A lot of yards have that same problem - overgrown, undefined beds that just blend into the lawn with no structure. Grass creeps in, weeds take over, and the whole front of the house ends up looking messy no matter how often you mow. That was the starting point here. Bare soil, no real separation, nothing to give the space a finished look.
We started by shaping the beds and setting Holland pavers as the border. Each paver was locked in with concrete - not just dry-stacked and hoped for the best. That step matters a lot more than people realize. A border that shifts or settles over time defeats the whole purpose. Doing it right upfront means it holds its shape season after season.
Once the borders were solid, we laid landscape fabric across the entire bed area.

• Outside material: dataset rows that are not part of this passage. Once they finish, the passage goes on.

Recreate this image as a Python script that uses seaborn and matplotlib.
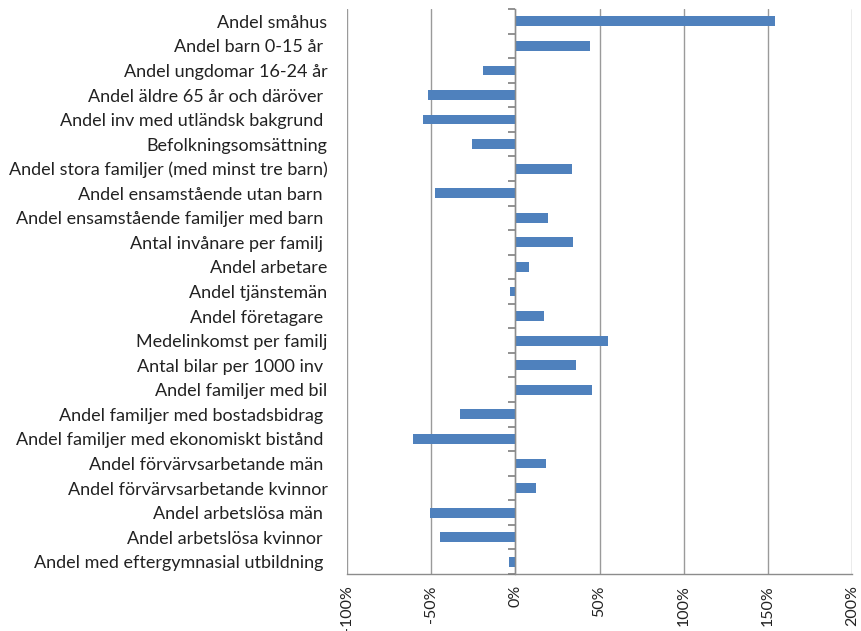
import matplotlib
matplotlib.use("Agg")
import matplotlib.pyplot as plt
import matplotlib.ticker as mticker
import seaborn as sns
import pandas as pd

categories = [
    "Andel småhus",
    "Andel barn 0-15 år ",
    "Andel ungdomar 16-24 år",
    "Andel äldre 65 år och däröver ",
    "Andel inv med utländsk bakgrund ",
    "Befolkningsomsättning",
    "Andel stora familjer (med minst tre barn)",
    "Andel ensamstående utan barn ",
    "Andel ensamstående familjer med barn ",
    "Antal invånare per familj ",
    "Andel arbetare",
    "Andel tjänstemän",
    "Andel företagare ",
    "Medelinkomst per familj",
    "Antal bilar per 1000 inv ",
    "Andel familjer med bil",
    "Andel familjer med bostadsbidrag ",
    "Andel familjer med ekonomiskt bistånd ",
    "Andel förvärvsarbetande män ",
    "Andel förvärvsarbetande kvinnor",
    "Andel arbetslösa män ",
    "Andel arbetslösa kvinnor ",
    "Andel med eftergymnasial utbildning ",
]
values = [154, 44.5, -19.5, -52, -55, -26, 33.5, -48, 19.5, 34.5, 8, -3, 17,
          55, 36, 45.5, -33, -61, 18, 12, -51, -45, -4]
x_ticks = [-100, -50, 0, 50, 100, 150, 200]

df = pd.DataFrame({"kategori": categories, "andel": values})

sns.set_style("white")
plt.rcParams["font.family"] = ["Lato", "DejaVu Sans"]

fig = plt.figure(figsize=(8.62, 6.31), dpi=100)
ax = fig.add_axes([0.4026, 0.0903, 0.5858, 0.8954])

sns.barplot(data=df, x="andel", y="kategori", orient="h", color="#4F81BD",
            width=0.4, saturation=1, linewidth=0, ax=ax, zorder=3)

ax.set_xlim(x_ticks[0], x_ticks[-1])
ax.set_ylim(len(categories) - 0.5, -0.5)
ax.set_xticks(x_ticks)
ax.xaxis.set_major_formatter(mticker.FuncFormatter(lambda v, p: f"{v:.0f}%"))
ax.tick_params(axis="x", direction="out", length=5, width=1, color="#8c8c8c",
               labelsize=11.5, labelcolor="#222222", pad=3, labelrotation=90)
for lab in ax.get_xticklabels():
    lab.set_verticalalignment("top")

ax.tick_params(axis="y", length=0, labelsize=13, labelcolor="#222222", pad=14)
ax.set_xlabel("")
ax.set_ylabel("")

ax.grid(axis="x", color="#9a9a9a", linewidth=1, zorder=0)
ax.grid(axis="y", visible=False)
for side in ["top", "left", "right"]:
    ax.spines[side].set_visible(False)
ax.spines["bottom"].set_color("#8c8c8c")
ax.spines["bottom"].set_linewidth(1)

# category axis crossing at 0% with tick marks between the categories
zero_pos = (0 - x_ticks[0]) / (x_ticks[-1] - x_ticks[0])
sec = ax.secondary_yaxis(zero_pos)
sec.set_zorder(6)
sec.yaxis.set_ticks_position("left")
sec.set_yticks([i - 0.5 for i in range(len(categories) + 1)])
sec.set_yticklabels([])
sec.tick_params(axis="y", which="major", direction="out", length=5, width=1.2,
                color="#7f7f7f", left=True, right=False)
sec.spines["left"].set_color("#8c8c8c")
sec.spines["left"].set_linewidth(1)

fig.savefig("out.png", dpi=100, facecolor="white")
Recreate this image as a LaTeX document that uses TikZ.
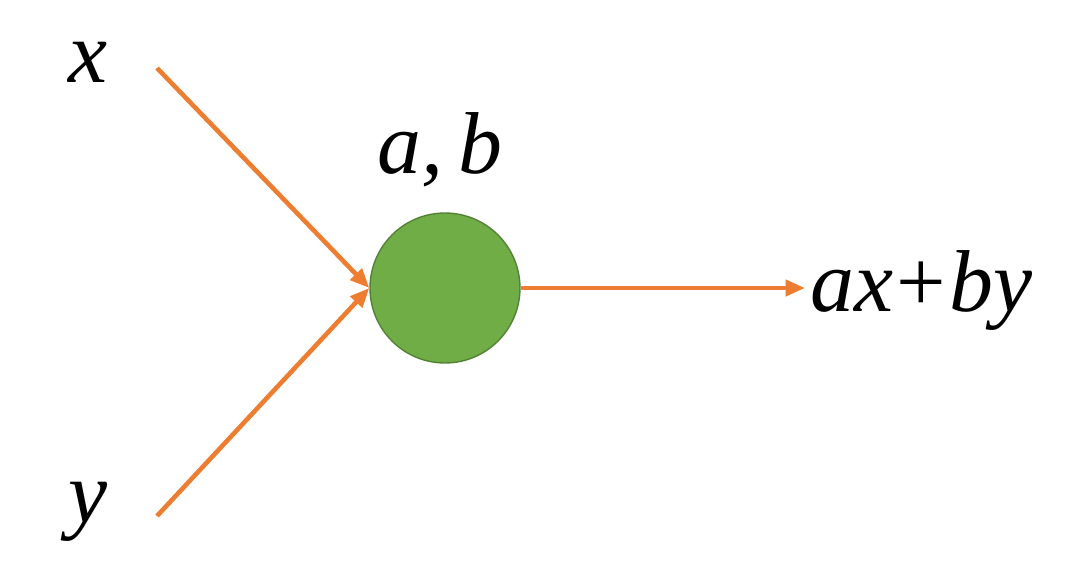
\documentclass[tikz,border=0pt]{standalone}
\usepackage{fontspec}
\setmainfont{Liberation Serif}
\definecolor{edgeorange}{RGB}{237,125,49}
\definecolor{nodegreen}{RGB}{112,173,71}
\definecolor{nodeborder}{RGB}{84,130,53}
\usetikzlibrary{arrows.meta}
\tikzset{every picture/.style={/utils/exec={\fontsize{50}{56}\selectfont\itshape}}}

\begin{document}
\begin{tikzpicture}[x=0.02cm,y=-0.02cm,
  link/.style={draw=edgeorange, line width=2.6pt, -{Triangle[length=11pt,width=9pt]}}]
  \useasboundingbox (0,0) rectangle (1080,572);

  \node [circle, minimum size=3cm, fill=nodegreen, draw=nodeborder, line width=0.8pt] (neuron) at (445,288) {};

  \node (inx) at (88,62) {x};
  \node (iny) at (88,512) {y};
  \node (params) at (440,150) {a,\,b};
  \node [anchor=west, inner sep=0pt] (out) at (810,290) {ax\kern2pt{\upshape+}\kern2pt by};

  \coordinate (startx) at (157,68);
  \coordinate (starty) at (157,516);
  \coordinate (endout) at (805,288);

  \draw [link] (startx) -- (neuron.west);
  \draw [link] (starty) -- (neuron.west);
  \draw [link] (neuron.east) -- (endout);
\end{tikzpicture}
\end{document}
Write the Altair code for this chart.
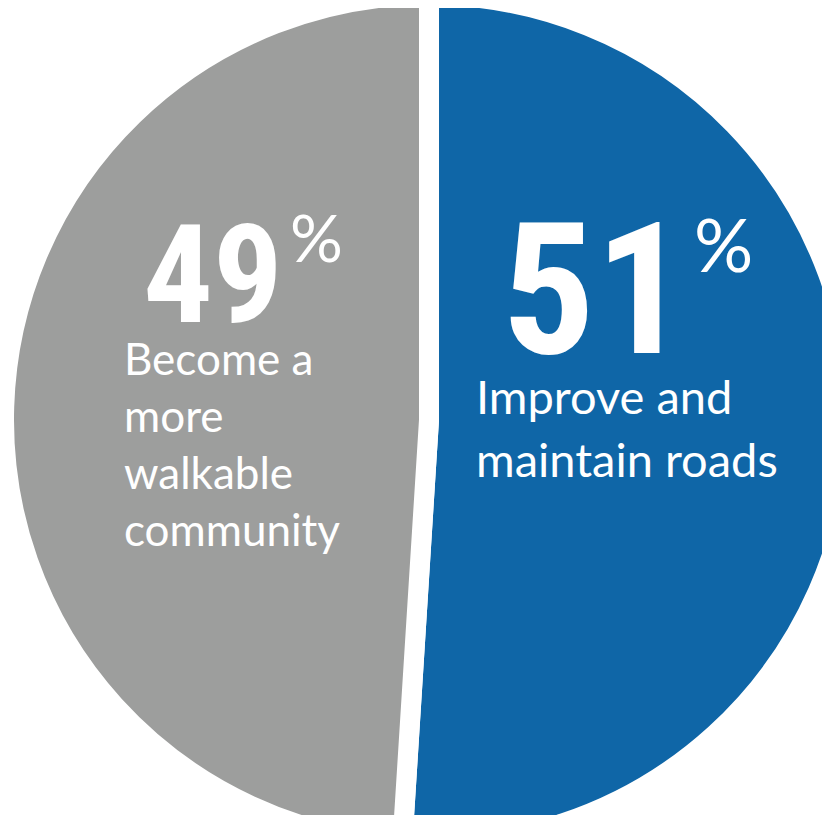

That's your first line of defense against weeds pushing through. Then came the planting package - a mix of upright evergreens, low mounding shrubs, and ground-level plants that give the beds depth and variety. Different heights, different textures. It keeps things interesting without being cluttered.
The finish was Maryland river rock across the full bed. It ties everything together and handles drainage well too - water moves through the rock instead of pooling around the plant bases. Low maintenance, clean looking, and it holds up without needing to be refreshed every year like mulch does. The combination of the dark paver borders against the lighter river rock gives the beds a really sharp contrast that reads well from the street.
This is the kind of work that changes how the whole property looks. Sharp borders, a solid planting plan, and the right ground cover - it all adds up fast. A well-designed bed like this does more for curb appeal than almost anything else you can do to a front yard.